By Alejandra Cancino for Chicago Tribune
Wednesday, the Labor Department spelled out how to determine whether a worker is an employee or an independent contractor.
The guidance comes as a growing number of employers are contracting out services to third parties, including subcontractors, temporary agencies and franchisees. Many of those companies, including Uber and Groupon, have been sued by workers who claim they’ve been “misclassified” as independent contractors when they are really employees.
Worker advocates say companies misclassify employees to save costs by not paying payroll taxes, unemployment insurance, workers’ compensation insurance and overtime.
The guidance, which labor and employment attorneys said doesn’t change the current law but provides clarification, comes on the heels of a proposal by the Labor Department that would increase the threshold used to determine when employees qualify for overtime pay. The proposal would require employers to pay overtime to salaried workers earning less than $50,440. That’s more than double the current threshold of $23,660 established in 2004.

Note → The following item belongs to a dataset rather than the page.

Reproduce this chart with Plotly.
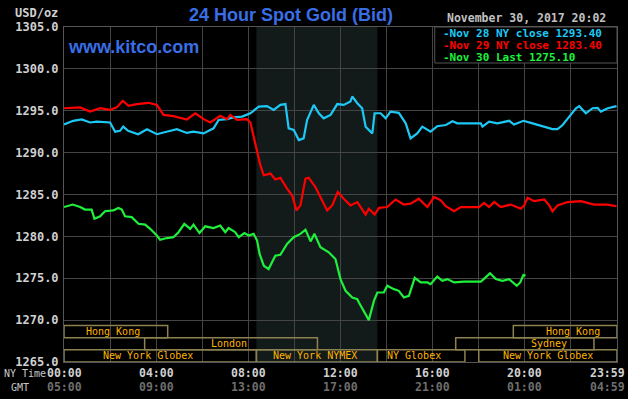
import plotly.graph_objects as go

# ---------------- data (hours since 00:00 NY time, price USD/oz) ----------------
nov28_h = [0.00, 0.40, 0.77, 1.13, 1.42, 2.00, 2.22, 2.43, 2.57, 2.78, 3.22, 3.60, 4.03, 4.47, 4.90,
           5.33, 5.62, 6.06, 6.49, 6.71, 7.07, 7.36, 7.73, 8.09, 8.45, 8.81, 9.10, 9.39, 9.61, 9.75,
           9.97, 10.19, 10.40, 10.55, 10.84, 11.06, 11.27, 11.57, 11.86, 12.14, 12.43, 12.51, 12.73,
           12.94, 13.09, 13.38, 13.48, 13.74, 13.96, 14.17, 14.53, 14.83, 15.04, 15.33, 15.55, 15.91,
           16.20, 16.57, 16.86, 17.07, 18.09, 18.16, 18.45, 18.81, 19.32, 19.53, 19.94, 20.26, 20.84,
           21.20, 21.42, 21.64, 21.93, 22.22, 22.36, 22.65, 22.94, 23.16, 23.30, 23.60, 23.98]
nov28_p = [1293.36, 1293.8, 1293.96, 1293.6, 1293.7, 1293.6, 1292.5, 1292.6, 1293.1, 1292.6, 1292.2,
           1292.8, 1292.2, 1292.55, 1292.8, 1292.35, 1292.5, 1292.3, 1292.9, 1293.9, 1294.0, 1294.2,
           1294.3, 1294.7, 1295.5, 1295.55, 1295.1, 1295.7, 1295.8, 1292.9, 1292.7, 1291.5, 1291.7,
           1293.9, 1295.7, 1294.7, 1294.1, 1294.5, 1295.8, 1295.7, 1296.1, 1296.7, 1295.9, 1295.3,
           1293.1, 1292.3, 1294.7, 1294.7, 1294.1, 1294.9, 1294.75, 1293.5, 1291.7, 1292.3, 1293.1,
           1292.5, 1293.15, 1293.3, 1293.75, 1293.5, 1293.5, 1293.1, 1293.7, 1293.5, 1293.8, 1293.35,
           1293.8, 1293.55, 1293.1, 1292.8, 1292.8, 1293.3, 1294.3, 1295.3, 1295.55, 1294.7, 1295.3,
           1295.35, 1294.9, 1295.3, 1295.55]

nov29_h = [0.00, 0.70, 1.13, 1.57, 2.00, 2.29, 2.55, 2.80, 3.16, 3.67, 4.03, 4.32, 4.75, 5.33, 5.70,
           6.06, 6.35, 6.78, 7.07, 7.22, 7.51, 7.94, 8.09, 8.26, 8.39, 8.52, 8.67, 8.96, 9.17, 9.39,
           9.68, 9.90, 10.09, 10.26, 10.48, 10.62, 10.91, 11.20, 11.42, 11.64, 11.88, 12.14, 12.43,
           12.73, 13.09, 13.23, 13.48, 13.67, 14.03, 14.39, 14.75, 15.04, 15.40, 15.77, 16.06, 16.35,
           16.57, 16.93, 17.22, 18.01, 18.23, 18.45, 18.67, 18.96, 19.39, 19.83, 19.97, 20.12, 20.40,
           20.84, 21.06, 21.20, 21.42, 21.86, 22.43, 23.01, 23.60, 23.98]
nov29_p = [1295.3, 1295.4, 1294.9, 1295.3, 1295.1, 1295.4, 1296.2, 1295.6, 1295.8, 1295.95, 1295.7,
           1294.5, 1294.35, 1293.96, 1294.7, 1294.0, 1293.6, 1294.4, 1294.0, 1294.5, 1293.9, 1294.0,
           1293.6, 1291.5, 1290.0, 1288.5, 1287.3, 1287.5, 1286.8, 1287.0, 1285.7, 1284.9, 1283.1,
           1283.7, 1286.9, 1287.0, 1285.9, 1284.3, 1283.1, 1283.7, 1285.3, 1284.5, 1283.7, 1284.1,
           1282.6, 1283.3, 1282.6, 1283.4, 1283.5, 1284.4, 1283.8, 1283.9, 1284.5, 1283.5, 1284.7,
           1284.3, 1283.6, 1283.0, 1283.5, 1283.5, 1284.0, 1283.5, 1284.1, 1283.5, 1283.8, 1283.3,
           1283.7, 1284.6, 1284.2, 1284.4, 1283.7, 1283.0, 1283.7, 1284.1, 1284.2, 1283.8, 1283.8,
           1283.6]

nov30_h = [0.00, 0.38, 0.70, 0.91, 1.20, 1.32, 1.57, 1.78, 2.14, 2.36, 2.51, 2.65, 2.94, 3.23, 3.52,
           3.74, 4.03, 4.17, 4.47, 4.75, 4.97, 5.22, 5.48, 5.62, 5.88, 6.13, 6.49, 6.78, 7.00, 7.14,
           7.43, 7.58, 7.83, 8.01, 8.23, 8.38, 8.49, 8.67, 8.88, 9.17, 9.39, 9.68, 9.97, 10.26, 10.48,
           10.70, 10.87, 11.13, 11.49, 11.78, 12.00, 12.22, 12.51, 12.73, 12.80, 13.01, 13.23, 13.45,
           13.60, 13.88, 14.03, 14.32, 14.53, 14.75, 14.97, 15.22, 15.48, 15.77, 15.91, 16.20, 16.42,
           16.64, 16.93, 17.36, 18.09, 18.30, 18.49, 18.74, 19.03, 19.32, 19.65, 19.80, 19.94, 20.03]
nov30_p = [1283.5, 1283.8, 1283.5, 1283.2, 1283.2, 1282.1, 1282.4, 1283.0, 1283.1, 1283.4, 1283.2,
           1282.4, 1282.3, 1281.5, 1281.4, 1280.9, 1280.1, 1279.6, 1279.8, 1279.9, 1280.5, 1281.5,
           1280.9, 1281.4, 1280.4, 1281.2, 1281.0, 1281.3, 1280.5, 1281.0, 1280.5, 1279.9, 1280.4,
           1280.1, 1280.3, 1279.5, 1277.9, 1276.5, 1276.1, 1277.7, 1277.8, 1279.1, 1279.9, 1280.3,
           1280.8, 1279.4, 1280.3, 1278.7, 1278.1, 1277.3, 1274.9, 1273.5, 1272.7, 1272.5, 1272.1,
           1271.1, 1270.0, 1272.3, 1273.3, 1273.3, 1274.1, 1273.7, 1273.5, 1272.7, 1272.9, 1275.05,
           1274.5, 1274.5, 1274.3, 1275.2, 1274.7, 1274.9, 1274.5, 1274.6, 1274.6, 1275.1, 1275.6,
           1274.9, 1274.7, 1274.9, 1274.1, 1274.5, 1275.4, 1275.3]

series_names = ["Nov 28 NY close", "Nov 29 NY close", "Nov 30 Last"]
series_values = ["1293.40", "1283.40", "1275.10"]
series_colors = ["#1ec8f5", "#ff0000", "#1ef03c"]

# x tick labels (NY time / GMT)
xtick_pos = [0, 4, 8, 12, 16, 20, 23.57]
ny_labels = ["00:00", "04:00", "08:00", "12:00", "16:00", "20:00", "23:59"]
gmt_labels = ["05:00", "09:00", "13:00", "17:00", "21:00", "01:00", "04:59"]

# trading session bands
band_names = ["Hong Kong", "Hong Kong", "London", "Sydney",
              "New York Globex", "New York NYMEX", "NY Globex", "New York Globex"]
band_start = [0, 19.5, 3.5, 17.0, 0, 8.35, 13.6, 18.0]
band_end = [4.5, 24, 11.0, 23.0, 8.35, 13.6, 17.4, 24]
band_row = [2, 2, 1, 1, 0, 0, 0, 0]
band_label_x = [2.13, 22.1, 7.17, 21.03, 3.65, 10.9, 15.2, 21.0]

pit_start, pit_end = 8.35, 13.6

# ---------------- figure ----------------
fig = go.Figure()
for h, p, c in zip([nov28_h, nov29_h, nov30_h], [nov28_p, nov29_p, nov30_p], series_colors):
    fig.add_trace(go.Scatter(x=h, y=p, mode="lines", line=dict(color=c, width=2.2),
                             hoverinfo="skip", showlegend=False))

shapes = []
shapes.append(dict(type="rect", xref="x", yref="y", x0=pit_start, x1=pit_end, y0=1265, y1=1305,
                   fillcolor="#131a1a", line=dict(width=0), layer="below"))
row_h = 1.45
for s, e, r in zip(band_start, band_end, band_row):
    shapes.append(dict(type="rect", xref="x", yref="y", x0=s, x1=e,
                       y0=1265 + r * row_h, y1=1265 + (r + 1) * row_h,
                       line=dict(color="#8c8250", width=1.5), fillcolor="rgba(0,0,0,0)", layer="above"))
# legend box
shapes.append(dict(type="rect", xref="x", yref="y", x0=16.09, x1=24, y0=1300.7, y1=1305,
                   fillcolor="#000000", line=dict(color="#555555", width=1), layer="above"))

ann = []
mono = "DejaVu Sans Mono"
for name, r, lx in zip(band_names, band_row, band_label_x):
    ann.append(dict(x=lx, y=1265 + (r + 0.5) * row_h, xref="x", yref="y", text=name, showarrow=False,
                    font=dict(family=mono, size=10, color="#ffb400"), xanchor="center", yanchor="middle"))
for xp, a, b in zip(xtick_pos, ny_labels, gmt_labels):
    ann.append(dict(x=xp, y=-0.033, xref="x", yref="paper", text=a, showarrow=False,
                    font=dict(family=mono, size=11.5, color="#d0d0d0", weight="bold"),
                    xanchor="center", yanchor="middle"))
    ann.append(dict(x=xp, y=-0.075, xref="x", yref="paper", text=b, showarrow=False,
                    font=dict(family=mono, size=11.5, color="#6e6e6e", weight="bold"),
                    xanchor="center", yanchor="middle"))
ann.append(dict(x=-0.113, y=-0.033, xref="paper", yref="paper", text="NY Time", showarrow=False,
                font=dict(family=mono, size=10, color="#c8c8c8"), xanchor="left", yanchor="middle"))
ann.append(dict(x=-0.099, y=-0.075, xref="paper", yref="paper", text="GMT", showarrow=False,
                font=dict(family=mono, size=10, color="#c8c8c8"), xanchor="left", yanchor="middle"))
ann.append(dict(x=-0.007, y=1.042, xref="paper", yref="paper", text="USD/oz", showarrow=False,
                font=dict(family=mono, size=12, color="#d0d0d0", weight="bold"),
                xanchor="right", yanchor="middle"))
ann.append(dict(x=0.411, y=1.036, xref="paper", yref="paper", text="24 Hour Spot Gold (Bid)",
                showarrow=False, font=dict(family="Liberation Sans", size=18, color="#3a6ee6", weight="bold"),
                xanchor="center", yanchor="middle"))
ann.append(dict(x=0.0036, y=0.940, xref="paper", yref="paper", text="www.kitco.com", showarrow=False,
                font=dict(family="Liberation Sans", size=18, color="#3a6ee6", weight="bold"),
                xanchor="left", yanchor="middle"))
ann.append(dict(x=0.9837, y=1.027, xref="paper", yref="paper", text="November 30, 2017 20:02",
                showarrow=False, font=dict(family=mono, size=11.5, color="#c0c0c0", weight="bold"),
                xanchor="right", yanchor="middle"))
for i, (n, v, c) in enumerate(zip(series_names, series_values, series_colors)):
    ann.append(dict(x=0.681, y=0.982 - i * 0.036, xref="paper", yref="paper",
                    text="-" + n + " " + v, showarrow=False,
                    font=dict(family=mono, size=11, color=c, weight="bold"),
                    xanchor="left", yanchor="middle"))

fig.update_layout(
    width=628, height=399,
    margin=dict(l=64, r=11, t=27, b=37, autoexpand=False),
    paper_bgcolor="#000000", plot_bgcolor="#000000",
    shapes=shapes, annotations=ann, showlegend=False,
    xaxis=dict(range=[0, 24], tick0=0, dtick=2, showgrid=True, gridcolor="#444444", gridwidth=1,
               showticklabels=False, zeroline=False, showline=True, linecolor="#555555", mirror=True,
               ticks="", automargin=False),
    yaxis=dict(range=[1265, 1305], tick0=1265, dtick=5, showgrid=True, gridcolor="#444444", gridwidth=1,
               tickformat=".1f", zeroline=False, showline=True, linecolor="#555555", mirror=True,
               tickfont=dict(family=mono, size=12, color="#d0d0d0", weight="bold"), ticks="",
               ticklabelstandoff=2, automargin=False),
)
fig.write_html("out.html", config={"displayModeBar": False},
               post_script="document.body.style.margin='0';document.body.style.background='#000';")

The 15-page document reminds employers that under the Fair Labor Standards Act, most workers are employees because it broadly defines “employ” as “to suffer or permit to work.” The department says employers should use the “economic realities test,” which focuses on whether a worker is economically dependent on the employer and takes into account several factors, such as the degree of control imposed on the worker and the worker’s ability to profit. The department said the factors must be considered as a whole and not in isolation.
The department is working with the Internal Revenue Service and 22 states to curb the practice of misclassification.
A report published in June by the Economic Policy Institute, a labor-oriented think tank based in Washington, said the practice of subcontracting work to companies that, in turn, also subcontract has apparently made it easier for misclassification to occur.